When you tell stories about the impact that donations have on specific beneficiaries, you connect your donors to the intrinsic reward of supporting a good cause.
For example, a nonprofit that provides professional clothing to single mothers who are struggling to enter the workforce can share specific stories about how they helped someone dress for their first interview, secure a second interview, and get hired, and how that job subsequently helped give a single mother the resources to support her family.
Every nonprofit has these types of stories to tell. Whether you help a woman make ends meet, provide shoes to poor communities, increase access to healthcare, connect individual members to their community through art, or something else, you have the immense power of storytelling that can inspire your donors to give.
3. Attach Each Dollar Amount or Giving Level to an Outcome
With good expense allocation, you can determine the exact cost of all the services you provide to connect different levels of giving with the specific services those dollars will enable you to provide.
When soliciting donations, this allows you to outline various levels of giving and what each means to your nonprofit.
For example, you could advertise that $10 plants a tree in the park, $25 funds a day of outdoor education, $50 supports park maintenance, $100 supports staffing, and so on.
By connecting different donation tiers with specific short-term outcomes, you can inspire new and repeat donors alike to continue and/or increase their gifts.
How It's All Possible with a Better Back Office
With an outdated bookkeeping and accounting system, calculating your donors' ROI cannot be easily or accurately done.
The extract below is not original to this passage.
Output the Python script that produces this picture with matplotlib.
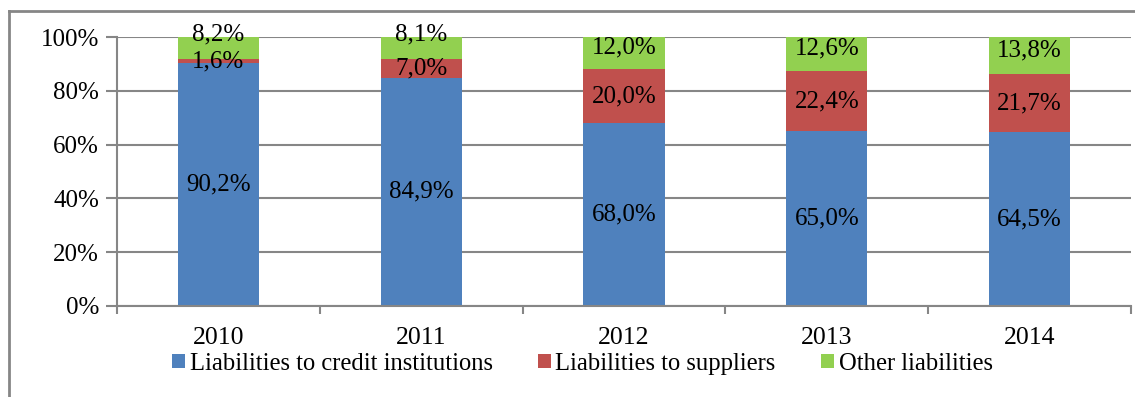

Attempting to track metrics related to your nonprofit's impact and ROI – without a system of robust, streamlined accounting tools – will only serve to strain your already limited resources.
Instead, we recommend investing in an up-to-date system that automates your back office, allowing you to easily track and allocate donations, record and categorize expenses, and generate all the useful nonprofit KPIs that'll help you lead your organization into the future.